If is true that $1/a$ has a finite decimal representation iff $a=2^p 5^q $, then $2^p \leq N \leftrightarrow p\leq \frac{\log N} {\log 2}$ and $5^q \leq N \leftrightarrow q\leq \frac{\log N} {\log 5}$ and maybe for $N$ big $\vert S_N \vert \sim \frac{\log^2 N}{\log 5 \log 2 }$?
$\frac 1a = \sum\limits_{k=1}^n a_k*10^{-k}$ has a finite representation of $n$ digits (i.e $a_n \ne 0$ $\iff$
$\frac {10^n}a = \sum\limits_{k=1}^na_k*10^{n-k}\in \mathbb Z$. So $a|10^n$ so $a = 2^p5^q$ for some integers $p, q$. Furthermore either $p$ or $q$ is equal to $n$.
Or in other words $a = 2^p5^q = 10^p5^{n-p}$ if $n= q$ or $a = 2^p5^q = 10^q2^{n-q}$ if $n=p$. (And if $p=q=n$ then $a = 10^n$).

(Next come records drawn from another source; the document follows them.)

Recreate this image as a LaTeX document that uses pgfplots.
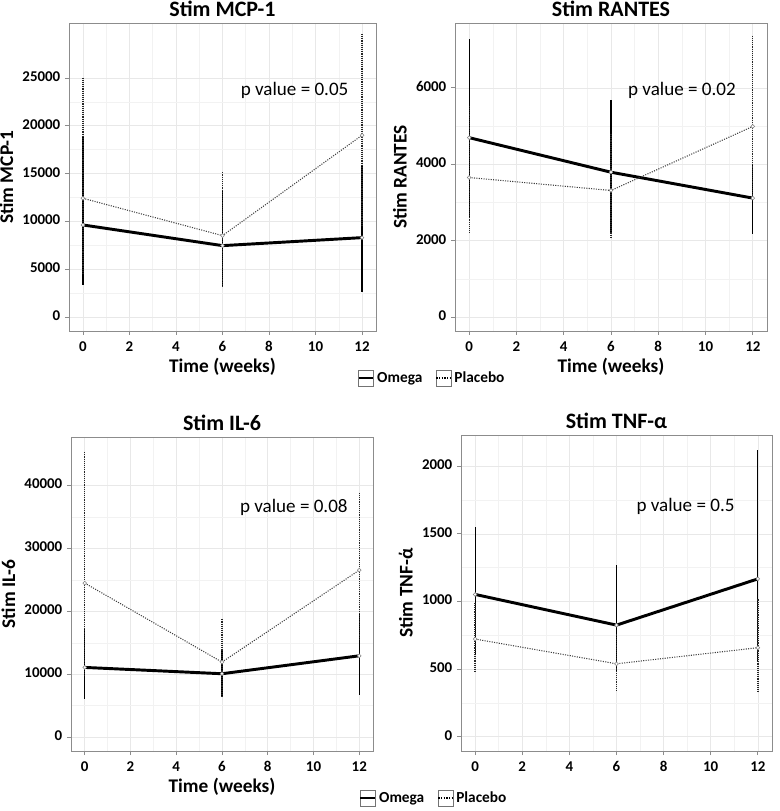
\documentclass[border=0pt]{standalone}
\usepackage{fontspec}
\setmainfont{Carlito}
\usepackage{pgfplots}
\pgfplotsset{compat=1.18}
\definecolor{gridc}{gray}{0.91}
\definecolor{gridm}{gray}{0.95}
\definecolor{borderc}{gray}{0.55}
\pgfplotsset{
  panel/.style={
    scale only axis,
    xmin=-0.6, xmax=12.6,
    xtick={0,2,...,12},
    minor x tick num=1, minor y tick num=1,
    grid=both,
    major grid style={gridc, line width=0.5pt},
    minor grid style={gridm, line width=0.4pt},
    axis line style={borderc, line width=0.7pt},
    tick align=outside,
    xtick pos=left, ytick pos=left,
    major tick length=3pt, minor tick length=0pt,
    tick style={borderc, line width=0.6pt},
    scaled y ticks=false,
    typeset ticklabels with strut,
    /pgf/number format/assume math mode=true,
    /pgf/number format/1000 sep={},
    ticklabel style={font=\bfseries\fontsize{11.2}{13}\selectfont},
    label style={font=\bfseries\fontsize{14.5}{16}\selectfont},
    xlabel style={yshift=6pt},
    every axis title/.style={at={(0.5,1)}, anchor=base, yshift=5pt,
      font=\bfseries\fontsize{16.5}{18}\selectfont},
    legend style={draw=none, fill=none, legend columns=2,
      font=\bfseries\fontsize{11.5}{13}\selectfont,
      /tikz/every even column/.append style={column sep=8pt}},
  },
  omega/.style={black, line width=2.2pt, mark=*, mark size=1.4pt,
    mark options={fill=white, draw=gray, solid, line width=0.4pt}, forget plot,
    error bars/y dir=both, error bars/y explicit, error bars/error mark=none,
    error bars/error bar style={black, solid, line width=0.9pt}},
  placebo/.style={black!75, densely dotted, line width=0.8pt, mark=*, mark size=1.4pt,
    mark options={fill=white, draw=gray, solid, line width=0.4pt}, forget plot,
    error bars/y dir=both, error bars/y explicit, error bars/error mark=none,
    error bars/error bar style={black!85, densely dotted, line width=1pt}},
}
\newcommand{\legendkeys}{%
  \addlegendimage{legend image code/.code={\draw[black!55,fill=white,line width=0.6pt] (0pt,-6pt) rectangle (11pt,6pt); \draw[black,line width=2pt] (0pt,0pt) -- (11pt,0pt);}}
  \addlegendentry{Omega}
  \addlegendimage{legend image code/.code={\draw[black!55,fill=white,line width=0.6pt] (0pt,-6pt) rectangle (11pt,6pt); \draw[black,line width=1pt,densely dotted] (0pt,0pt) -- (11pt,0pt);}}
  \addlegendentry{Placebo}
}
\begin{document}
\begin{tikzpicture}
\useasboundingbox (0,0) rectangle (585pt,608.25pt);
% ---------- Top left: MCP-1
\begin{axis}[panel, at={(51.75pt,360pt)}, anchor=south west,
  width=230.25pt, height=231pt,
  ymin=-1464, ymax=30744, ytick={0,5000,...,25000},
  title={Stim MCP-1}, xlabel={Time (weeks)}, ylabel={Stim MCP-1},
  legend style={at={(0.925,-0.153)}, anchor=west}]
\legendkeys
\addplot[omega] coordinates {
 (0,9624) += (0,9171) -= (0,6311)
 (6,7462) += (0,5684) -= (0,4184)
 (12,8299) += (0,7462) -= (0,5719)};
\addplot[placebo] coordinates {
 (0,12414) += (0,12553) -= (0,7811)
 (6,8508) += (0,6800) -= (0,5300)
 (12,19004) += (0,10566) -= (0,9450)};
\node[font=\fontsize{14.3}{16}\selectfont] at (axis cs:9.1,23670) {p value = 0.05};
\end{axis}
% ---------- Top right: RANTES
\begin{axis}[panel, at={(341.25pt,360pt)}, anchor=south west,
  width=234pt, height=231pt,
  ymin=-368, ymax=7700, ytick={0,2000,...,6000},
  title={Stim RANTES}, xlabel={Time (weeks)}, ylabel={Stim RANTES}]
\addplot[omega] coordinates {
 (0,4696) += (0,2582) -= (0,2070)
 (6,3791) += (0,1896) -= (0,1556)
 (12,3113) += (0,905) -= (0,948)};
\addplot[placebo] coordinates {
 (0,3652) += (0,1861) -= (0,1443)
 (6,3313) += (0,1505) -= (0,1252)
 (12,4991) += (0,2375) -= (0,1843)};
\node[font=\fontsize{14.3}{16}\selectfont] at (axis cs:9.0,5930) {p value = 0.02};
\end{axis}
% ---------- Bottom left: IL-6
\begin{axis}[panel, at={(53.25pt,45pt)}, anchor=south west,
  width=226.5pt, height=235.5pt,
  ymin=-2200, ymax=47700, ytick={0,10000,...,40000},
  title={Stim IL-6}, xlabel={Time (weeks)}, ylabel={Stim IL-6},
  legend style={at={(0.94,-0.15)}, anchor=west}]
\legendkeys
\addplot[omega] coordinates {
 (0,11082) += (0,6332) -= (0,5013)
 (6,10079) += (0,3799) -= (0,3588)
 (12,12929) += (0,6596) -= (0,6280)};
\addplot[placebo] coordinates {
 (0,24485) += (0,21055) -= (0,14828)
 (6,11926) += (0,6966) -= (0,5594)
 (12,26543) += (0,12243) -= (0,11187)};
\node[font=\fontsize{14.3}{16}\selectfont] at (axis cs:9.14,36570) {p value = 0.08};
\end{axis}
% ---------- Bottom right: TNF-alpha
\begin{axis}[panel, at={(345.75pt,45pt)}, anchor=south west,
  width=233.25pt, height=237pt,
  ymin=-106, ymax=2231, ytick={0,500,...,2000},
  title={Stim TNF-α}, ylabel={Stim TNF-ά}]
\addplot[omega] coordinates {
 (0,1052) += (0,500) -= (0,451)
 (6,825) += (0,446) -= (0,340)
 (12,1167) += (0,956) -= (0,608)};
\addplot[placebo] coordinates {
 (0,722) += (0,263) -= (0,237)
 (6,539) += (0,222) -= (0,204)
 (12,658) += (0,369) -= (0,321)};
\node[font=\fontsize{14.3}{16}\selectfont] at (axis cs:8.93,1704) {p value = 0.5};
\end{axis}
\end{tikzpicture}
\end{document}
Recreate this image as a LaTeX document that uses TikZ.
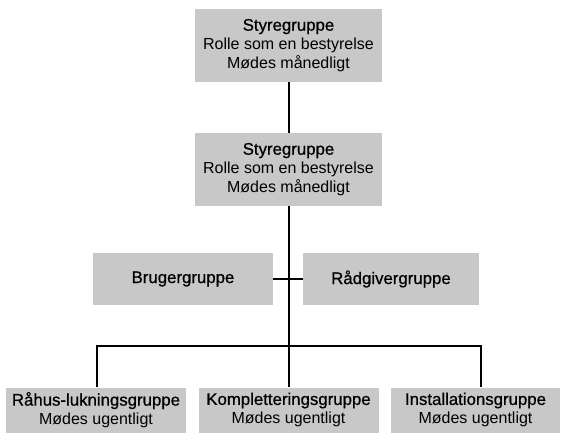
\documentclass[tikz,border=0pt]{standalone}
\usepackage{fontspec}
\setmainfont{Liberation Sans}
\newfontfamily\medfontraw[FakeBold=0.7]{Liberation Sans}
\newcommand{\medfont}{\medfontraw\fontsize{16.8}{19}\selectfont}
\definecolor{boxgray}{RGB}{200,200,200}
\begin{document}
\begin{tikzpicture}[x=1pt,y=-1pt,
  box/.style={fill=boxgray, inner sep=0pt, align=center, font=\fontsize{16}{19}\selectfont},
  link/.style={line width=2pt, draw=black}]
\useasboundingbox (0,0) rectangle (564,435);
\node[box, minimum width=187pt, minimum height=73pt] (top) at (288.5,45.5)
  {{\medfont Styregruppe}\\Rolle som en bestyrelse\\Mødes månedligt};
\node[box, minimum width=187pt, minimum height=73pt] (sec) at (288.5,169.5)
  {{\medfont Styregruppe}\\Rolle som en bestyrelse\\Mødes månedligt};
\node[box, minimum width=180pt, minimum height=52pt] (brug) at (183,279)
  {\medfont Brugergruppe};
\node[box, minimum width=176pt, minimum height=52pt] (raad) at (391,279)
  {\medfont Rådgivergruppe};
\node[box, minimum width=180pt, minimum height=45pt] (left) at (96,410)
  {{\medfont Råhus-lukningsgruppe}\\Mødes ugentligt};
\node[box, minimum width=180pt, minimum height=45pt] (mid) at (288.5,410)
  {{\medfont Kompletteringsgruppe}\\Mødes ugentligt};
\node[box, minimum width=169pt, minimum height=45pt] (right) at (475.5,410)
  {{\medfont Installationsgruppe}\\Mødes ugentligt};
\coordinate (dropL) at (97,346);
\coordinate (dropR) at (481,346);
\draw[link] (top.south) -- (sec.north);
\draw[link] (sec.south) -- (mid.north);
\draw[link] (brug.east) -- (raad.west);
\draw[link] (left.north -| dropL) -- (dropL) -- (dropR) -- (right.north -| dropR);
\end{tikzpicture}
\end{document}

Okay... so lets say $N = 10^m$ then $S_N = \{2^p2^q|0\le p \le m; 0\le q \le m\}$ and $|S_N| = (m+1)^2$ and $\frac{|S_N|}{\log^2 N} = \frac {m^2+2m + 1}{m^2} = 1 + \frac 2m + \frac 1{m^2}$.
So $\lim_{N\rightarrow \infty}\frac {|S_N|}{\log^2 N} = \lim_{m\rightarrow \infty}\frac{(m+1)^2}{m^2} = 1$.